Fundada em 1973, a Sabesp tem um valor de mercado de R$ 46,56 bilhões e teve um lucro líquido de R$ 743,7 milhões no segundo trimestre de 2023, uma alta de 76,1% em relação ao mesmo período do ano anterior. Suas ações tiveram alta de 14,81% no último ano. A companhia atende a 366 dos 645 municípios do estado.
Pela legislação municipal, qualquer mudança no controle acionário da Sabesp faz com que a Prefeitura de São Paulo volte a assumir o serviço de água e esgoto na cidade.
RESISTÊNCIA
Estudantes e trabalhadores ocupavam as galerias da Alesp para acompanhar a votação e marcar a posição contrária à entrega da água e foram violentamente agredidos pela Polícia Militar.

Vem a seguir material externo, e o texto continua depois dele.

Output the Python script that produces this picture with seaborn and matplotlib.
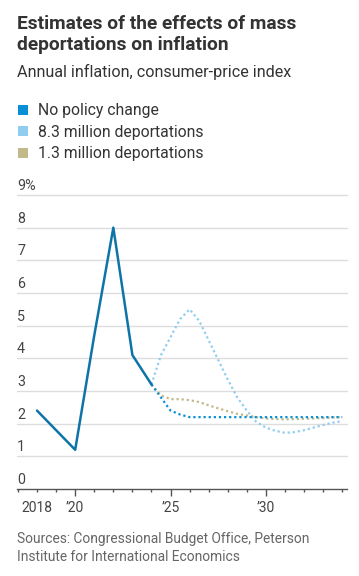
import matplotlib
matplotlib.use("Agg")
import matplotlib.pyplot as plt
from matplotlib.lines import Line2D
from matplotlib.ticker import MultipleLocator
import pandas as pd
import seaborn as sns

# --- Data ---
hist_years = [2018, 2019, 2020, 2021, 2022, 2023, 2024]
hist_values = [2.4, 1.8, 1.2, 4.7, 8.0, 4.1, 3.2]

proj_years = [2024, 2024.5, 2025, 2025.5, 2026, 2026.5, 2027, 2027.5, 2028, 2028.5,
              2029, 2029.5, 2030, 2030.5, 2031, 2031.5, 2032, 2032.5, 2033, 2033.5, 2034]
no_change = [3.2, 2.8, 2.4, 2.28, 2.2, 2.2, 2.2, 2.2, 2.2, 2.2,
             2.2, 2.2, 2.2, 2.2, 2.2, 2.2, 2.2, 2.2, 2.2, 2.2, 2.2]
deport_8_3 = [3.2, 4.1, 4.65, 5.2, 5.5, 5.15, 4.55, 3.95, 3.35, 2.8,
              2.4, 2.05, 1.88, 1.78, 1.72, 1.74, 1.8, 1.88, 1.96, 2.03, 2.08]
deport_1_3 = [3.2, 2.87, 2.75, 2.75, 2.72, 2.66, 2.56, 2.47, 2.38, 2.3,
              2.25, 2.2, 2.16, 2.14, 2.13, 2.14, 2.15, 2.16, 2.17, 2.19, 2.2]

series_names = ["No policy change", "8.3 million deportations", "1.3 million deportations"]
y_ticks = list(range(0, 10))
x_major = [2018, 2020, 2025, 2030]
x_major_labels = ["2018", "\u201920", "\u201925", "\u201930"]

colors = {
    "No policy change": "#0a8fd6",
    "8.3 million deportations": "#91cdef",
    "1.3 million deportations": "#c1b98a",
}
hist_color = "#0e74a8"

proj = pd.DataFrame({
    "year": proj_years * 3,
    "value": no_change + deport_8_3 + deport_1_3,
    "series": [series_names[0]] * len(proj_years)
              + [series_names[1]] * len(proj_years)
              + [series_names[2]] * len(proj_years),
})
hist = pd.DataFrame({"year": hist_years, "value": hist_values})

sns.set_theme(style="white")
plt.rcParams["font.family"] = ["Roboto", "DejaVu Sans"]

fig = plt.figure(figsize=(3.59, 5.76), dpi=100)
ax = fig.add_axes([17 / 359, 1 - 489 / 576, 330 / 359, 294 / 576])

dots = (0, (1, 1.3))
for name in [series_names[1], series_names[2], series_names[0]]:
    sub = proj[proj["series"] == name]
    sns.lineplot(data=sub, x="year", y="value", ax=ax, color=colors[name],
                 linewidth=1.6, linestyle=dots, legend=False)
sns.lineplot(data=hist, x="year", y="value", ax=ax, color=hist_color,
             linewidth=1.8, legend=False)

ax.set_xlim(2016.95, 2034.25)
ax.set_ylim(0, 9)
ax.set_xlabel("")
ax.set_ylabel("")

# grid
for v in y_ticks[1:]:
    ax.axhline(v, color="#dddddd", linewidth=1, zorder=0, clip_on=False)
for s in ["top", "right", "left"]:
    ax.spines[s].set_visible(False)
ax.spines["bottom"].set_color("#555555")
ax.spines["bottom"].set_linewidth(1)

ax.set_yticks([])
for v in y_ticks:
    lab = f"{v}%" if v == 9 else str(v)
    ax.text(0, v + 0.06, lab, transform=ax.get_yaxis_transform(), ha="left", va="bottom",
            fontsize=10.3, color="#444444")

ax.set_xticks([2020, 2025, 2030])
ax.set_xticklabels([])
ax.xaxis.set_minor_locator(MultipleLocator(1))
ax.tick_params(axis="x", which="major", length=5, width=1, color="#555555", direction="out")
ax.tick_params(axis="x", which="minor", length=2.5, width=1, color="#555555", direction="out")
ax.tick_params(axis="x", which="both", bottom=True)
for xv, lab in zip(x_major, x_major_labels):
    ax.text(xv, -0.36, lab, ha="center", va="top", fontsize=10, color="#444444")

# titles
fig.text(17 / 359, 1 - 15 / 576, "Estimates of the effects of mass\ndeportations on inflation",
         ha="left", va="top", fontsize=13.8, fontweight="bold", color="#333333", linespacing=1.2)
fig.text(17 / 359, 1 - 72 / 576, "Annual inflation, consumer-price index",
         ha="left", va="center", fontsize=11.6, color="#333333")

handles = [Line2D([], [], marker="s", linestyle="none", markersize=7.5,
                  markerfacecolor=colors[n], markeredgewidth=0) for n in series_names]
fig.legend(handles, series_names, loc="upper left", bbox_to_anchor=(10 / 359, 1 - 97 / 576),
           frameon=False, fontsize=11.3, handlelength=0.8, handletextpad=0.6,
           labelspacing=0.42, borderaxespad=0, labelcolor="#333333")

fig.text(17 / 359, 1 - 532 / 576,
         "Sources: Congressional Budget Office, Peterson\nInstitute for International Economics",
         ha="left", va="top", fontsize=9.95, color="#666666", linespacing=1.4)

fig.savefig("out.png", dpi=100)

“Hoje, a base de Tarcísio na ALESP conseguiu aprovar a autorização para vender a Sabesp com sangue nas mãos. Aprovaram a venda da Sabesp à base do cassetete, base do spray de pimenta, sob uma violência que nunca foi vista naquela casa”, criticou o presidente da União Municipal dos Estudantes Secundaristas de São Paulo (UMES-SP).
“Eles votaram a privatização expulsando todo mundo do Plenário, batendo na população sem ouvir e, pior, com nenhum deputado governista com coragem de explicar o porquê que eles querem privatizar a Sabesp. Não tem argumento, eles não conseguem argumentar, eles estão vendendo puramente pelo dinheiro e pela ganância”, destacou.
“Nós precisamos continuar mobilizado, continuar forte porque a luta não acabou. Vamos resistir à venda da Sabesp em todos os municípios. Todas as cidades, todas as escolas, todas as comunidades… Nós vamos barrar a privatização da Sabesp”.
“Não podemos deixar a principal empresa de saneamento do Brasil e da América Latina ser vendida por um projeto de lei que nem sequer estipula o valor mínimo que ela deve ser vendida. Então vamos seguir na luta contra essa privatização criminosa e indefesa do povo paulistano e do povo brasileiro”, pontuou Lucca.